Farkas made a name for himself when he founded Insignia Financial Group in 1990 and ultimately sold it to CB Richard Ellis in 2003 to become one of the world’s largest commercial real estate services companies. Following the sale, he founded Island Capital and dabbled in ventures ranging from marina development to advising the government of Dubai on real estate. His success with the capital raise behind the Centerline acquisition helped build his reputation as an effective fund raiser, said one investment banker.

Calls to Mr. Farkas were not returned. A C-III spokesman declined to comment and an Island Capital official did not comment.

Pushing the envelope

Back in March, Island launched into loan servicing - the business of managing everything related to loan repayments on behalf of securitized debt investors - through its purchase of Centerline Holding Company’s servicing platform. The servicing business is highly scalable and profitable when it comes to performing loans, but managing a portfolio’s poorest performers, a concept known as special servicing can be even more lucrative. With the transfer into special servicing, fees normally increase from an average of 3 basis points to 25 basis points on the outstanding balance per year with a 1% liquidation fee upon resolution.

Nevertheless, buying distressed assets out of the loan portfolios directly has the potential to take returns to the next level entirely, sources said. “The concept is simplistic,” said one investor who placed an unsuccessful bid on a servicer sold this year. “You’re running the asset, you know the asset, you get appraisals and you buy it. It makes sense.”

Should Island manage to convince enough investors to back its strategy, the new fund would most likely sift for targets from the 548 loans included in 71 CMBS deals totaling USD 8.2bn that are currently in special servicing with C-III Asset Management. Of those, 78% are delinquent, 16% are performing and 4% are on debt ratings agencies’ watch lists, according to CMBS loan data provider Trepp.

Arms length?

Island could bid for distressed properties utilizing a “fair market value option” for servicers contained in the securitization’s servicing agreements, said the sources. According to the option, price discovery is left up to the servicer but the trustee must sign-off on valuation.

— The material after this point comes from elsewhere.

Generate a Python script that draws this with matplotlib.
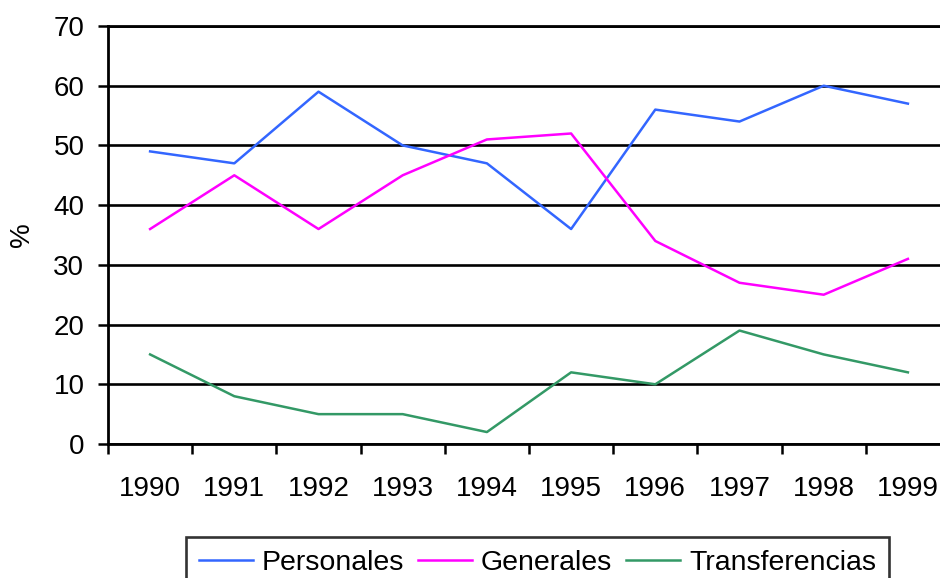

The fair market value option has been used by some smaller servicers on a one-off basis, said the advisor, but the potential for litigation from bondholders suspecting self dealing has prevented larger firms from aggressively pursuing the strategy.

In fact, concerns over its use caused Goldman Sachs and Citigroup to pull the fair value option language from its recent USD 789m CMBS deal. The duo also debuted a second deal last week that also cut the fair market value option language. The change was hailed by a CRE Finance Council forum of investment grade bondholders that suggested the “special servicer may only purchase a defaulted loan in a competitive bid process...run by the trustee.”

Given the unfavorable optics, Island will need to show bondholders that it has calculated the valuations it uses to derive a sale price in a transparent and methodical manner, said the advisor. Island is expected to use a mixture of valuation methods, including appraisals, marketing the loan for price discovery and obtaining broker opinions, he said.

Island could simply purchase distressed loans at par and then provide mezzanine or junior financing at a premium interest rate to the borrower, the advisor said. Generally speaking, the trust will not object to a loan being purchased at par, the advisor noted. But that strategy is not nearly as profitable as purchasing the loan at its fair market value option, restructuring it by writing off a portion of the debt and then refinancing the deal with new debt that would be securitized again, the real estate lawyer said.